►

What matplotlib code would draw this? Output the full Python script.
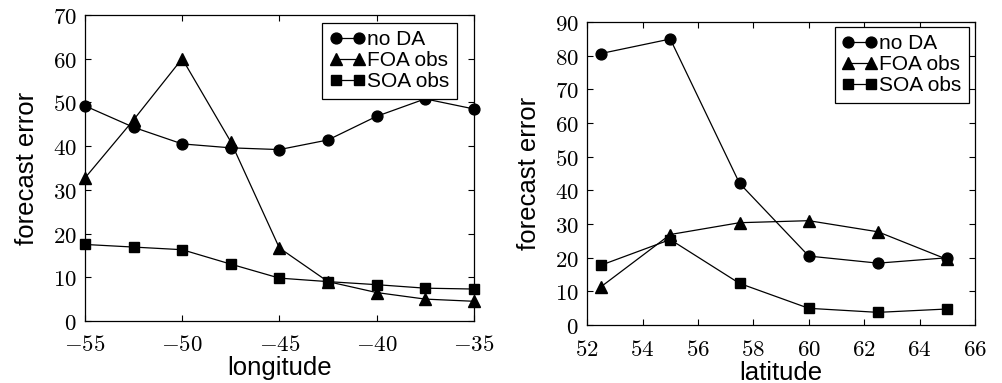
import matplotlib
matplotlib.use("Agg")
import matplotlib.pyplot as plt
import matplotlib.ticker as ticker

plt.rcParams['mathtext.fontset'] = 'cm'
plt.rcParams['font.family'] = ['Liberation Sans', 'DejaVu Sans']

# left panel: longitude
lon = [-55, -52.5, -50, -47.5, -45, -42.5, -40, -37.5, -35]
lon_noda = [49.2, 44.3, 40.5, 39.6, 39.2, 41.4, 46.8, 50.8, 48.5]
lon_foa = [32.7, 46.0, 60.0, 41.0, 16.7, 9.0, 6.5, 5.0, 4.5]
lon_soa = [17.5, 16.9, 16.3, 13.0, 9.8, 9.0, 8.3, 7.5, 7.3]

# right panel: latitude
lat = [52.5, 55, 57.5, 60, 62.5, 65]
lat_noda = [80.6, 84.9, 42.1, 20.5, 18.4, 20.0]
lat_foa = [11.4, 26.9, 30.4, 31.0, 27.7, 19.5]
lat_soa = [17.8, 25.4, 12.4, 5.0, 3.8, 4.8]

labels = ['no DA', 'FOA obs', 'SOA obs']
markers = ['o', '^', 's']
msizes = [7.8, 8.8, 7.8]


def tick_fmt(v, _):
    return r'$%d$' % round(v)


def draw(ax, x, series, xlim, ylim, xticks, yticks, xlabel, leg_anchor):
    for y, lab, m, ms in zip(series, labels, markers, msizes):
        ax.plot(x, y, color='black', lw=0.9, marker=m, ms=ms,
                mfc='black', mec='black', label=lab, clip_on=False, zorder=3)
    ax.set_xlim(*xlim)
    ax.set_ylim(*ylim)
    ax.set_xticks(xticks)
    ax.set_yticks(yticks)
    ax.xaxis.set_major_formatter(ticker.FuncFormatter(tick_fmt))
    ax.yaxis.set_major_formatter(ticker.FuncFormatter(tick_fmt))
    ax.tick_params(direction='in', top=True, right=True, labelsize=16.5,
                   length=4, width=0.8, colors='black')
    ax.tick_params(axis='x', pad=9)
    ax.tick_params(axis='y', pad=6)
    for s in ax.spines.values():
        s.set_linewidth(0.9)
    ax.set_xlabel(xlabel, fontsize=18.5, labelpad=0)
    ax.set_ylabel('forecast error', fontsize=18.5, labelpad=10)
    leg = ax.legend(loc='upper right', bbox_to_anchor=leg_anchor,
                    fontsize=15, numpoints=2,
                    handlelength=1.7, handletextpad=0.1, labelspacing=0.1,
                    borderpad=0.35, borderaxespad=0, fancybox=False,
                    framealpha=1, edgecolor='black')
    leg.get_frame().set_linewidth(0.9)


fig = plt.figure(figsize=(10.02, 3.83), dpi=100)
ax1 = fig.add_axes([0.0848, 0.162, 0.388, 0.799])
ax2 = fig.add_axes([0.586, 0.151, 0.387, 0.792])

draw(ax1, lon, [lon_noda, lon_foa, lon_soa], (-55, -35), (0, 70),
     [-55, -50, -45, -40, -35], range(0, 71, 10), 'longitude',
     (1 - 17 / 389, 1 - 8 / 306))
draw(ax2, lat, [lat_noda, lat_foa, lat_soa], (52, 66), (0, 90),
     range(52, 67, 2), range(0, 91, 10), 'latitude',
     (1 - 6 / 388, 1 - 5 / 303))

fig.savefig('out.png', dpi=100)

◄

> [Written instruction]:
Copy every line of the data word for word, omitting the images.

> [Solved exercise]:
What matplotlib code would draw this? Output the full Python script.
import matplotlib
matplotlib.use("Agg")
import matplotlib.pyplot as plt
import matplotlib.ticker as ticker

plt.rcParams['mathtext.fontset'] = 'cm'
plt.rcParams['font.family'] = ['Liberation Sans', 'DejaVu Sans']

# left panel: longitude
lon = [-55, -52.5, -50, -47.5, -45, -42.5, -40, -37.5, -35]
lon_noda = [49.2, 44.3, 40.5, 39.6, 39.2, 41.4, 46.8, 50.8, 48.5]
lon_foa = [32.7, 46.0, 60.0, 41.0, 16.7, 9.0, 6.5, 5.0, 4.5]
lon_soa = [17.5, 16.9, 16.3, 13.0, 9.8, 9.0, 8.3, 7.5, 7.3]

# right panel: latitude
lat = [52.5, 55, 57.5, 60, 62.5, 65]
lat_noda = [80.6, 84.9, 42.1, 20.5, 18.4, 20.0]
lat_foa = [11.4, 26.9, 30.4, 31.0, 27.7, 19.5]
lat_soa = [17.8, 25.4, 12.4, 5.0, 3.8, 4.8]

labels = ['no DA', 'FOA obs', 'SOA obs']
markers = ['o', '^', 's']
msizes = [7.8, 8.8, 7.8]


def tick_fmt(v, _):
    return r'$%d$' % round(v)


def draw(ax, x, series, xlim, ylim, xticks, yticks, xlabel, leg_anchor):
    for y, lab, m, ms in zip(series, labels, markers, msizes):
        ax.plot(x, y, color='black', lw=0.9, marker=m, ms=ms,
                mfc='black', mec='black', label=lab, clip_on=False, zorder=3)
    ax.set_xlim(*xlim)
    ax.set_ylim(*ylim)
    ax.set_xticks(xticks)
    ax.set_yticks(yticks)
    ax.xaxis.set_major_formatter(ticker.FuncFormatter(tick_fmt))
    ax.yaxis.set_major_formatter(ticker.FuncFormatter(tick_fmt))
    ax.tick_params(direction='in', top=True, right=True, labelsize=16.5,
                   length=4, width=0.8, colors='black')
    ax.tick_params(axis='x', pad=9)
    ax.tick_params(axis='y', pad=6)
    for s in ax.spines.values():
        s.set_linewidth(0.9)
    ax.set_xlabel(xlabel, fontsize=18.5, labelpad=0)
    ax.set_ylabel('forecast error', fontsize=18.5, labelpad=10)
    leg = ax.legend(loc='upper right', bbox_to_anchor=leg_anchor,
                    fontsize=15, numpoints=2,
                    handlelength=1.7, handletextpad=0.1, labelspacing=0.1,
                    borderpad=0.35, borderaxespad=0, fancybox=False,
                    framealpha=1, edgecolor='black')
    leg.get_frame().set_linewidth(0.9)


fig = plt.figure(figsize=(10.02, 3.83), dpi=100)
ax1 = fig.add_axes([0.0848, 0.162, 0.388, 0.799])
ax2 = fig.add_axes([0.586, 0.151, 0.387, 0.792])

draw(ax1, lon, [lon_noda, lon_foa, lon_soa], (-55, -35), (0, 70),
     [-55, -50, -45, -40, -35], range(0, 71, 10), 'longitude',
     (1 - 17 / 389, 1 - 8 / 306))
draw(ax2, lat, [lat_noda, lat_foa, lat_soa], (52, 66), (0, 90),
     range(52, 67, 2), range(0, 91, 10), 'latitude',
     (1 - 6 / 388, 1 - 5 / 303))

fig.savefig('out.png', dpi=100)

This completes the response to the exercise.